++++ SUPPLIED MATERIAL ++++
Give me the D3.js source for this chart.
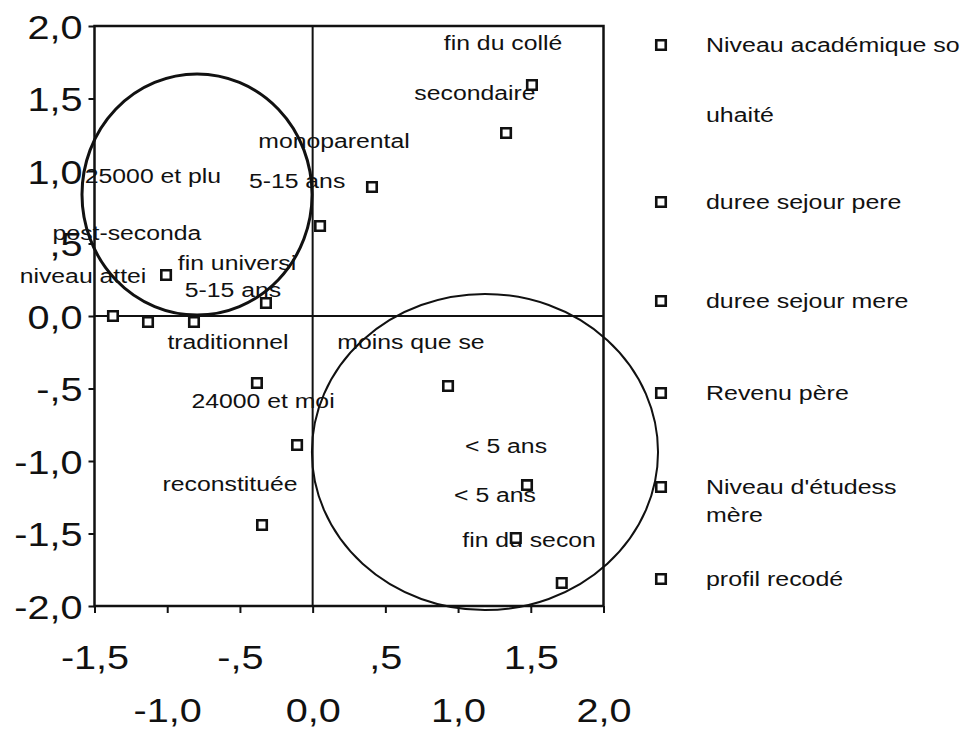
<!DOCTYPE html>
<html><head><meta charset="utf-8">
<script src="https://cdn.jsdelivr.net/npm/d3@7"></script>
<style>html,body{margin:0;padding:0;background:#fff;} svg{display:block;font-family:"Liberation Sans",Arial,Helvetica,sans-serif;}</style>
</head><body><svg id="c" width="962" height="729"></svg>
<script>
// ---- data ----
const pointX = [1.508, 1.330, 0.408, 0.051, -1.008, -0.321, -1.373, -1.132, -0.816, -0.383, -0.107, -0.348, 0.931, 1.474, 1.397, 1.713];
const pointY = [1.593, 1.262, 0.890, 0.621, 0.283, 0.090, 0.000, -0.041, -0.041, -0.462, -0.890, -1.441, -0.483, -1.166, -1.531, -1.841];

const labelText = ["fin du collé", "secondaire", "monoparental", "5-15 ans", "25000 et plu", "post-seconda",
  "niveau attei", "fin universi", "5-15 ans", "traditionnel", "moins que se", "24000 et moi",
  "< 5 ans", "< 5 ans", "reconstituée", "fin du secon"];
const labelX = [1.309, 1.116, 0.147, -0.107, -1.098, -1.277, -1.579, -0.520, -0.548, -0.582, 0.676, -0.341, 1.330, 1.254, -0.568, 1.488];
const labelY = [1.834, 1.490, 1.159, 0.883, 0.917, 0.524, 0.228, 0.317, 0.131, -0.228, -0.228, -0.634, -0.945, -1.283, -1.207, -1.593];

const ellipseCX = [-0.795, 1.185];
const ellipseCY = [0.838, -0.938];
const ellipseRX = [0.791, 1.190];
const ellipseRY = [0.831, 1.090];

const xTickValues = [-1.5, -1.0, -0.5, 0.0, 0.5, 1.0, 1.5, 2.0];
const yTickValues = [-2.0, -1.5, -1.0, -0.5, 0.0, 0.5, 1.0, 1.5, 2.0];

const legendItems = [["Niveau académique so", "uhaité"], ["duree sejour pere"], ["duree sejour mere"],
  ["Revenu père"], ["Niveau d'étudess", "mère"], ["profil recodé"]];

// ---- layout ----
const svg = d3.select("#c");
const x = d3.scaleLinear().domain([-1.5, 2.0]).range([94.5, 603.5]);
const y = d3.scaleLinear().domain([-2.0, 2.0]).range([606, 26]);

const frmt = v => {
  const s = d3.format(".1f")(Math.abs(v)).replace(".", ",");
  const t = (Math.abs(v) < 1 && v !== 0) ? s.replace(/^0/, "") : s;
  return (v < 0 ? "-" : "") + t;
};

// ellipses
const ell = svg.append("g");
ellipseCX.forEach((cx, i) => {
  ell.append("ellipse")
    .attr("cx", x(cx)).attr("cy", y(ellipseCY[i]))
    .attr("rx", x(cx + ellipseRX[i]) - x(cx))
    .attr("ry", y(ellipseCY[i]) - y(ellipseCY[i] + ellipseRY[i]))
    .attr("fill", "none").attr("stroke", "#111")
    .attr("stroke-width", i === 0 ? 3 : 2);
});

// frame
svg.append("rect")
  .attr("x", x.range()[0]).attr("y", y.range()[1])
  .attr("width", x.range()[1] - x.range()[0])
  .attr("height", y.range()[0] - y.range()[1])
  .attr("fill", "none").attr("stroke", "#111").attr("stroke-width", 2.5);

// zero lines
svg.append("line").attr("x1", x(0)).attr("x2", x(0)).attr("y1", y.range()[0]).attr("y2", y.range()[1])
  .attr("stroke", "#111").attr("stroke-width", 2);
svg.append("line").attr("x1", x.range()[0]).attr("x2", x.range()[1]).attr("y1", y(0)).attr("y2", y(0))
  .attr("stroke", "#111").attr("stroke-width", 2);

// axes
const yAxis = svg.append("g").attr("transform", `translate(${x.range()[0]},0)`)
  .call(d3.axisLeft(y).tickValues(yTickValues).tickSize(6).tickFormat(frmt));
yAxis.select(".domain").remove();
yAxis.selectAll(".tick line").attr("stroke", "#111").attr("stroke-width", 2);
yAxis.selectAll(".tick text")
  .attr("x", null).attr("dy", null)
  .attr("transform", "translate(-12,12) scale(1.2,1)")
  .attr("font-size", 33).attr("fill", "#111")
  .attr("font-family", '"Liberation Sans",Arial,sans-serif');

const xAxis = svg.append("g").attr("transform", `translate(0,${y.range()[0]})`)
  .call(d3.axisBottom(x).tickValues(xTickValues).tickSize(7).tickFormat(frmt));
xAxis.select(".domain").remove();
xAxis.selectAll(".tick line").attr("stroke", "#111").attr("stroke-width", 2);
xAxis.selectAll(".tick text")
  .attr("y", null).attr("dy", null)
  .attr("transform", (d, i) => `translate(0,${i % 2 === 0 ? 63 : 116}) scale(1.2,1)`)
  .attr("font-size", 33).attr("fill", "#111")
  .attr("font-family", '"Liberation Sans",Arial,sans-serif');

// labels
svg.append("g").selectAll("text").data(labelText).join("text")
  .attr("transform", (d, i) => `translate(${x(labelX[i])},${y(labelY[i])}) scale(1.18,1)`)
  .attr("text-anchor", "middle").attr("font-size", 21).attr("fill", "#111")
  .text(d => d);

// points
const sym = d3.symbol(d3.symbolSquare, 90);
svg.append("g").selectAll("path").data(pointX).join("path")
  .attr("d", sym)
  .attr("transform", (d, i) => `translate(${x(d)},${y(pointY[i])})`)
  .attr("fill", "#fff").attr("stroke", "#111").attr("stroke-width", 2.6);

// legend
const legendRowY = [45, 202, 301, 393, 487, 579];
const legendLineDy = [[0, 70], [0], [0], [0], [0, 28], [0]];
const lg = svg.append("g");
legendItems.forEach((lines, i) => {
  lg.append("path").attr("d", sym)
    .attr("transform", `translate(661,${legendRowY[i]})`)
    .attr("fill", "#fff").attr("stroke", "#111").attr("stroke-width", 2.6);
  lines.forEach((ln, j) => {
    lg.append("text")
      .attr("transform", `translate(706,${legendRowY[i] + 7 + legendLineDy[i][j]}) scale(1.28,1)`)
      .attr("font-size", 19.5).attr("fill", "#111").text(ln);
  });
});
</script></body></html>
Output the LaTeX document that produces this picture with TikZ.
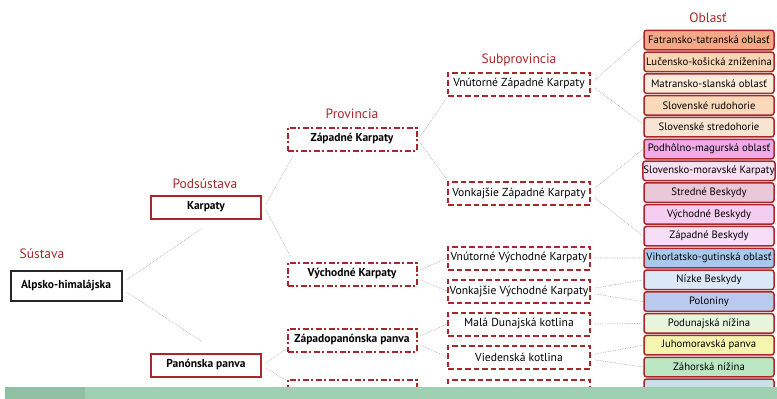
++++
### PROBLEM REQUIREMENTS
Reproduce the entries above without change, omitting all pictures.

### FINISHED ANSWER
Give me the D3.js source for this chart.
<!DOCTYPE html>
<html><head><meta charset="utf-8">
<script src="https://cdn.jsdelivr.net/npm/d3@7"></script>
<style>html,body{margin:0;padding:0;background:#fff;} svg{display:block;font-family:"Liberation Sans",Arial,Helvetica,sans-serif;}</style>
</head><body><svg id="c" width="962" height="729"></svg>
<script>
// ---- data ----
const pointX = [1.508, 1.330, 0.408, 0.051, -1.008, -0.321, -1.373, -1.132, -0.816, -0.383, -0.107, -0.348, 0.931, 1.474, 1.397, 1.713];
const pointY = [1.593, 1.262, 0.890, 0.621, 0.283, 0.090, 0.000, -0.041, -0.041, -0.462, -0.890, -1.441, -0.483, -1.166, -1.531, -1.841];

const labelText = ["fin du collé", "secondaire", "monoparental", "5-15 ans", "25000 et plu", "post-seconda",
  "niveau attei", "fin universi", "5-15 ans", "traditionnel", "moins que se", "24000 et moi",
  "< 5 ans", "< 5 ans", "reconstituée", "fin du secon"];
const labelX = [1.309, 1.116, 0.147, -0.107, -1.098, -1.277, -1.579, -0.520, -0.548, -0.582, 0.676, -0.341, 1.330, 1.254, -0.568, 1.488];
const labelY = [1.834, 1.490, 1.159, 0.883, 0.917, 0.524, 0.228, 0.317, 0.131, -0.228, -0.228, -0.634, -0.945, -1.283, -1.207, -1.593];

const ellipseCX = [-0.795, 1.185];
const ellipseCY = [0.838, -0.938];
const ellipseRX = [0.791, 1.190];
const ellipseRY = [0.831, 1.090];

const xTickValues = [-1.5, -1.0, -0.5, 0.0, 0.5, 1.0, 1.5, 2.0];
const yTickValues = [-2.0, -1.5, -1.0, -0.5, 0.0, 0.5, 1.0, 1.5, 2.0];

const legendItems = [["Niveau académique so", "uhaité"], ["duree sejour pere"], ["duree sejour mere"],
  ["Revenu père"], ["Niveau d'étudess", "mère"], ["profil recodé"]];

// ---- layout ----
const svg = d3.select("#c");
const x = d3.scaleLinear().domain([-1.5, 2.0]).range([94.5, 603.5]);
const y = d3.scaleLinear().domain([-2.0, 2.0]).range([606, 26]);

const frmt = v => {
  const s = d3.format(".1f")(Math.abs(v)).replace(".", ",");
  const t = (Math.abs(v) < 1 && v !== 0) ? s.replace(/^0/, "") : s;
  return (v < 0 ? "-" : "") + t;
};

// ellipses
const ell = svg.append("g");
ellipseCX.forEach((cx, i) => {
  ell.append("ellipse")
    .attr("cx", x(cx)).attr("cy", y(ellipseCY[i]))
    .attr("rx", x(cx + ellipseRX[i]) - x(cx))
    .attr("ry", y(ellipseCY[i]) - y(ellipseCY[i] + ellipseRY[i]))
    .attr("fill", "none").attr("stroke", "#111")
    .attr("stroke-width", i === 0 ? 3 : 2);
});

// frame
svg.append("rect")
  .attr("x", x.range()[0]).attr("y", y.range()[1])
  .attr("width", x.range()[1] - x.range()[0])
  .attr("height", y.range()[0] - y.range()[1])
  .attr("fill", "none").attr("stroke", "#111").attr("stroke-width", 2.5);

// zero lines
svg.append("line").attr("x1", x(0)).attr("x2", x(0)).attr("y1", y.range()[0]).attr("y2", y.range()[1])
  .attr("stroke", "#111").attr("stroke-width", 2);
svg.append("line").attr("x1", x.range()[0]).attr("x2", x.range()[1]).attr("y1", y(0)).attr("y2", y(0))
  .attr("stroke", "#111").attr("stroke-width", 2);

// axes
const yAxis = svg.append("g").attr("transform", `translate(${x.range()[0]},0)`)
  .call(d3.axisLeft(y).tickValues(yTickValues).tickSize(6).tickFormat(frmt));
yAxis.select(".domain").remove();
yAxis.selectAll(".tick line").attr("stroke", "#111").attr("stroke-width", 2);
yAxis.selectAll(".tick text")
  .attr("x", null).attr("dy", null)
  .attr("transform", "translate(-12,12) scale(1.2,1)")
  .attr("font-size", 33).attr("fill", "#111")
  .attr("font-family", '"Liberation Sans",Arial,sans-serif');

const xAxis = svg.append("g").attr("transform", `translate(0,${y.range()[0]})`)
  .call(d3.axisBottom(x).tickValues(xTickValues).tickSize(7).tickFormat(frmt));
xAxis.select(".domain").remove();
xAxis.selectAll(".tick line").attr("stroke", "#111").attr("stroke-width", 2);
xAxis.selectAll(".tick text")
  .attr("y", null).attr("dy", null)
  .attr("transform", (d, i) => `translate(0,${i % 2 === 0 ? 63 : 116}) scale(1.2,1)`)
  .attr("font-size", 33).attr("fill", "#111")
  .attr("font-family", '"Liberation Sans",Arial,sans-serif');

// labels
svg.append("g").selectAll("text").data(labelText).join("text")
  .attr("transform", (d, i) => `translate(${x(labelX[i])},${y(labelY[i])}) scale(1.18,1)`)
  .attr("text-anchor", "middle").attr("font-size", 21).attr("fill", "#111")
  .text(d => d);

// points
const sym = d3.symbol(d3.symbolSquare, 90);
svg.append("g").selectAll("path").data(pointX).join("path")
  .attr("d", sym)
  .attr("transform", (d, i) => `translate(${x(d)},${y(pointY[i])})`)
  .attr("fill", "#fff").attr("stroke", "#111").attr("stroke-width", 2.6);

// legend
const legendRowY = [45, 202, 301, 393, 487, 579];
const legendLineDy = [[0, 70], [0], [0], [0], [0, 28], [0]];
const lg = svg.append("g");
legendItems.forEach((lines, i) => {
  lg.append("path").attr("d", sym)
    .attr("transform", `translate(661,${legendRowY[i]})`)
    .attr("fill", "#fff").attr("stroke", "#111").attr("stroke-width", 2.6);
  lines.forEach((ln, j) => {
    lg.append("text")
      .attr("transform", `translate(706,${legendRowY[i] + 7 + legendLineDy[i][j]}) scale(1.28,1)`)
      .attr("font-size", 19.5).attr("fill", "#111").text(ln);
  });
});
</script></body></html>
Output the LaTeX document that produces this picture with TikZ.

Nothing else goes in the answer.